Para las diez de la noche, el humo de los gases lacrimógenos se disipó frente al Congreso. Los estruendos cesaron, las balas de goma dejaron de silbar en el aire y los últimos cacerolazos se apagaron en la madrugada. Quedó el silencio. 

Viaje al centro de la represión: en el país de "no me acuerdo", doy tres pasitos y me pierdo

El saldo: decenas de detenidos, heridos y un mensaje claro desde el gobierno de Milei. No hay espacio para la disidencia. No hay tolerancia para la protesta. No hay lugar para los invisibles, aquellos que siguen peleando por sus derechos en un país donde la pobreza es una condena y el reclamo, un crimen. Hinchas y trabajadores pobres, en un país empobrecido, con jubilados aún más pobres. Y cuando el ajuste duele en las tripas, llega la represión.

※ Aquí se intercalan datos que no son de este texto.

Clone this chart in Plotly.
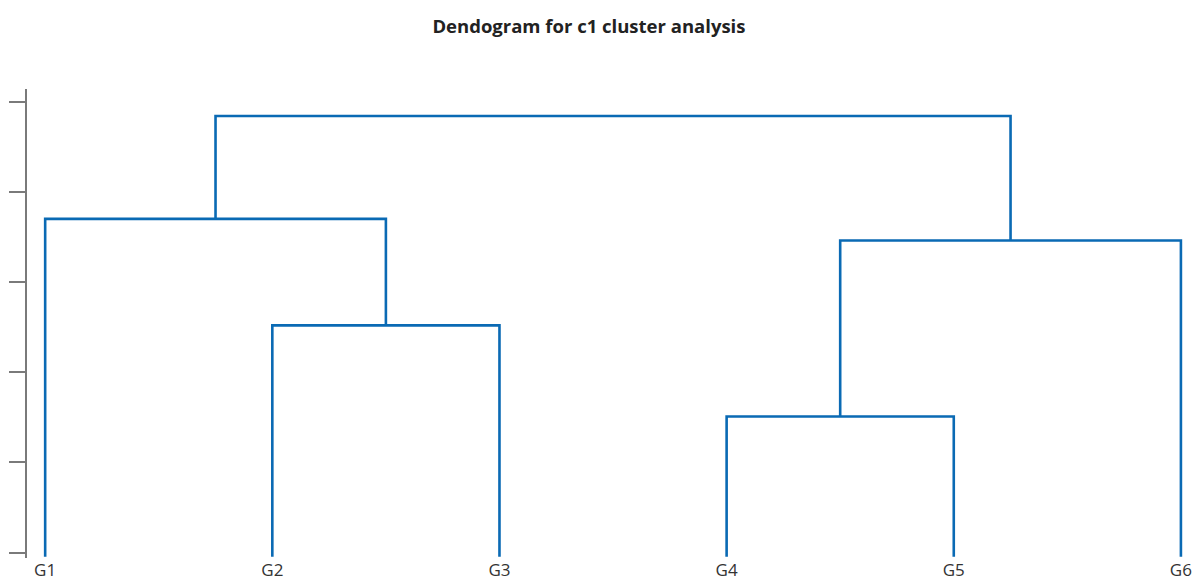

Mientras los jubilados siguen cobrando miseria, los trabajadores pierden derechos y los estudiantes ven su futuro desvanecerse, el poder celebra la represión como una victoria. Pero la historia enseña que las heridas de la represión no se cierran con el miedo. Y la deuda, en Argentina, siempre se paga con fuego. “Tengo un dolor aquí, del lado de la patria”, escribió Cristina Peri Rossi en 1973.